Monday, September 7, 2009

Can a De-Industrialized USA Maintain the National Power Grid?

The following comment appeared on Karen De Coster's blog today.

Clark writes:

Hate to break it to everyone, but I work for a major power company back east.

We have NO SPARE parts for the major components of the distribution grid.

Back in the mid 90s, some genius at the IRS decided to tax us on our spares inventory as retail stock because we occasionally sold parts to other power companies. The solution to this that the bean counters came up with was to liquidate it all. Sent to the scrappers. Millions worth.

You won’t hear it from us, but the forecasted solar flare activity has everyone very worried.

The problem with our grid is that it isn’t the money spinner, generation is. Thus the distribution grid has been sorely neglected.

What happens when we have an electrical incident of sufficient strength at a substation (lightning will do it) is that the coils and breakers at the substation literally melt. Being large components that we don’t make here in the US anymore, it takes months to replace them. (forget the cans you see on the power poles, that’s a residential step down transformer…I’m talking about the big stuff, surrounded by fences)

Normally, it’s isolated and we just reroute the power around the down substation, but if it turns out to be several at the same time we have a major problem on our hands. (Upper Ohio 2003, entire counties were down for over 6 months)

On top of that, the entire cross national grid is routed through only 5 major switching stations. FIVE. Do you think that the sun, with all it’s power, isn’t capable of throwing a wrench in that situation?

Literally we’re talking 6 mos to a year for some of these components they’re so specialized. And if you have grid issues in the countries where they are made, well you can bet they’ll be getting themselves back up before they export the stuff to us….if they can even manufacture them without electricity of their own.

So, sit and think really, really hard about what your community (and the community down in the bad part of town) would look like without power for 6 months.

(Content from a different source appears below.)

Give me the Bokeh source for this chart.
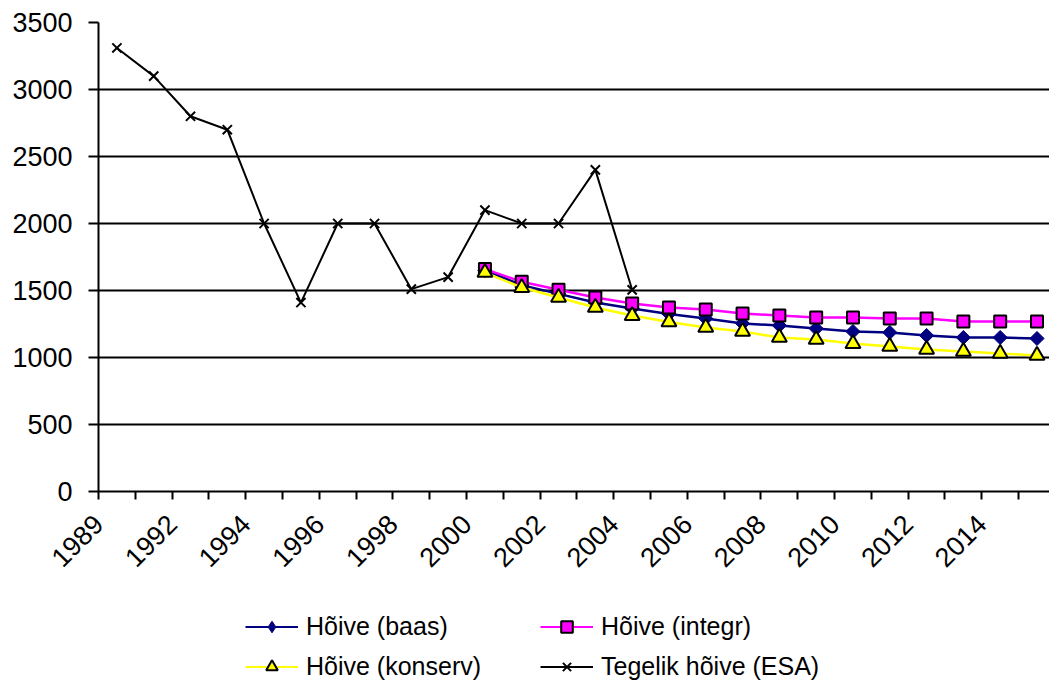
import math
from bokeh.plotting import figure
from bokeh.layouts import column
from bokeh.models import Range1d, FixedTicker, Legend, LegendItem
from bokeh.embed import file_html
from bokeh.resources import INLINE

# ---- data ----
esa_years = [1990, 1991, 1992, 1993, 1994, 1995, 1996, 1997, 1998, 1999,
             2000, 2001, 2002, 2003, 2004]
esa_values = [3310, 3100, 2800, 2700, 2000, 1410, 2000, 2000, 1510, 1600,
              2100, 2000, 2000, 2400, 1505]

proj_years = list(range(2000, 2016))
baas = [1650, 1540, 1475, 1410, 1366, 1325, 1291, 1254, 1239, 1216,
        1194, 1187, 1164, 1149, 1149, 1142]
integr = [1660, 1565, 1505, 1448, 1403, 1373, 1358, 1328, 1313, 1299,
          1299, 1291, 1291, 1269, 1269, 1269]
konserv = [1634, 1522, 1448, 1373, 1313, 1265, 1224, 1194, 1149, 1134,
           1104, 1082, 1060, 1045, 1030, 1015]

first_year = 1990
tick_labels = ["1989", "1992", "1994", "1996", "1998", "2000", "2002",
               "2004", "2006", "2008", "2010", "2012", "2014"]
y_ticks = [0, 500, 1000, 1500, 2000, 2500, 3000, 3500]

names = ["Hõive (baas)", "Hõive (integr)", "Hõive (konserv)", "Tegelik hõive (ESA)"]

FONT = "Liberation Sans"

# series styles
styles = [
    dict(line_color="#000080", marker="square", angle=math.pi / 4, size=10,
         fill_color="#000080", mline="#000080", mwidth=1,
         leg_marker="diamond", leg_size=13),
    dict(line_color="#FF00FF", marker="square", angle=0, size=12,
         fill_color="#FF00FF", mline="black", mwidth=2,
         leg_marker="square", leg_size=10),
    dict(line_color="#FFFF00", marker="triangle", angle=0, size=15,
         fill_color="#FFFF00", mline="black", mwidth=2,
         leg_marker="triangle", leg_size=12),
    dict(line_color="black", marker="x", angle=0, size=13,
         fill_color=None, mline="black", mwidth=2,
         leg_marker="x", leg_size=10),
]
line_widths = [2.5, 2.5, 2.5, 2]


def xpos(years):
    return [y - first_year + 0.5 for y in years]


p = figure(frame_width=951, frame_height=469, output_backend="svg",
           toolbar_location=None,
           x_range=Range1d(0, 25.84), y_range=Range1d(0, 3500),
           min_border_left=98, min_border_right=0, min_border_top=22,
           min_border_bottom=96)
p.outline_line_color = None
p.background_fill_color = "white"
p.border_fill_color = "white"

# axes
p.xaxis.ticker = FixedTicker(ticks=list(range(0, 26)))
overrides = {i: "" for i in range(0, 26)}
for k, lab in enumerate(tick_labels):
    overrides[2 * k] = lab
p.xaxis.major_label_overrides = overrides
p.xaxis.major_label_orientation = math.pi / 4
p.xaxis.major_tick_out = 8
p.xaxis.major_tick_in = 0
p.xaxis.minor_tick_line_color = None
p.xaxis.major_label_text_font = FONT
p.xaxis.major_label_text_font_size = "27px"
p.xaxis.major_label_text_color = "black"
p.xaxis.major_label_standoff = 20

p.yaxis.ticker = FixedTicker(ticks=y_ticks)
p.yaxis.major_tick_out = 10
p.yaxis.major_tick_in = 0
p.yaxis.minor_tick_line_color = None
p.yaxis.major_label_text_font = FONT
p.yaxis.major_label_text_font_size = "27px"
p.yaxis.major_label_text_color = "black"
p.yaxis.major_label_standoff = 16

for ax in (p.xaxis, p.yaxis):
    ax.axis_line_color = "black"
    ax.axis_line_width = 2
    ax.major_tick_line_color = "black"
    ax.major_tick_line_width = 2

p.xgrid.grid_line_color = None
p.ygrid.grid_line_color = "black"
p.ygrid.grid_line_width = 2
p.ygrid.ticker = FixedTicker(ticks=y_ticks)

# data series
x_esa = xpos(esa_years)
x_proj = xpos(proj_years)
series = [(x_proj, baas), (x_proj, integr), (x_proj, konserv), (x_esa, esa_values)]

for (xs, ys), st, lw in zip(series, styles, line_widths):
    p.line(xs, ys, line_color=st["line_color"], line_width=lw)
    p.scatter(xs, ys, marker=st["marker"], angle=st["angle"], size=st["size"],
              fill_color=st["fill_color"], line_color=st["mline"],
              line_width=st["mwidth"])

# legend strip: a second figure whose ranges keep the (same) series out of
# view, so only its legend is visible below the chart
q = figure(width=1049, height=94, output_backend="svg", toolbar_location=None,
           x_range=Range1d(0, 1), y_range=Range1d(0, 1),
           min_border_left=0, min_border_right=0, min_border_top=0,
           min_border_bottom=0)
q.axis.visible = False
q.grid.grid_line_color = None
q.outline_line_color = None
q.background_fill_color = "white"
q.border_fill_color = "white"

items = []
for name, (xs, ys), st, lw in zip(names, series, styles, line_widths):
    lr = q.line(xs, ys, line_color=st["line_color"], line_width=2)
    mr = q.scatter(xs, ys, marker=st["leg_marker"], size=st["leg_size"],
                   fill_color=st["fill_color"], line_color=st["mline"],
                   line_width=st["mwidth"])
    items.append(LegendItem(label=name, renderers=[lr, mr]))

legend = Legend(items=items, orientation="horizontal", ncols=2,
                location=(147, 0))
legend.label_text_font = FONT
legend.label_text_font_size = "25px"
legend.label_text_color = "black"
legend.glyph_width = 53
legend.glyph_height = 29
legend.label_height = 29
legend.label_width = 223
legend.label_standoff = 8
legend.spacing = 11
legend.padding = 0
legend.margin = 0
legend.border_line_color = None
legend.background_fill_alpha = 0
q.add_layout(legend, "center")

layout = column(p, q, spacing=0)
open("out.html", "w").write(file_html(layout, INLINE))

Above a certain level, taxation destroys capital (i.e., the tools needed to produce things, or the cash savings that enable a producer to buy these tools). America exceeded that level years ago, with the infamous result that hardly any goods are manufactured here. Until now, I hadn't considered the combined effect that offshoring/outsourcing and outrageous taxes might have on the energy industry. Spare parts inventories are capital goods, and taxing them gives power companies a perverse incentive to dump them.

1 comment:

  1. Last year would have been a good time to evaluate whether your abode is relatively near a generating plant. The closer you are to the sources of things we all take for granted in our modern lives, the less likely you are to suffer want. For example, here in Central Oklahoma, we have petroleum, refineries, natural gas, several electric generation plants, and plenty of water. We also have more than enough food production to feed ourselves. On the other hand, manufactured goods might be pretty tough to come by, until someone gets smart enough to start building more of those locally.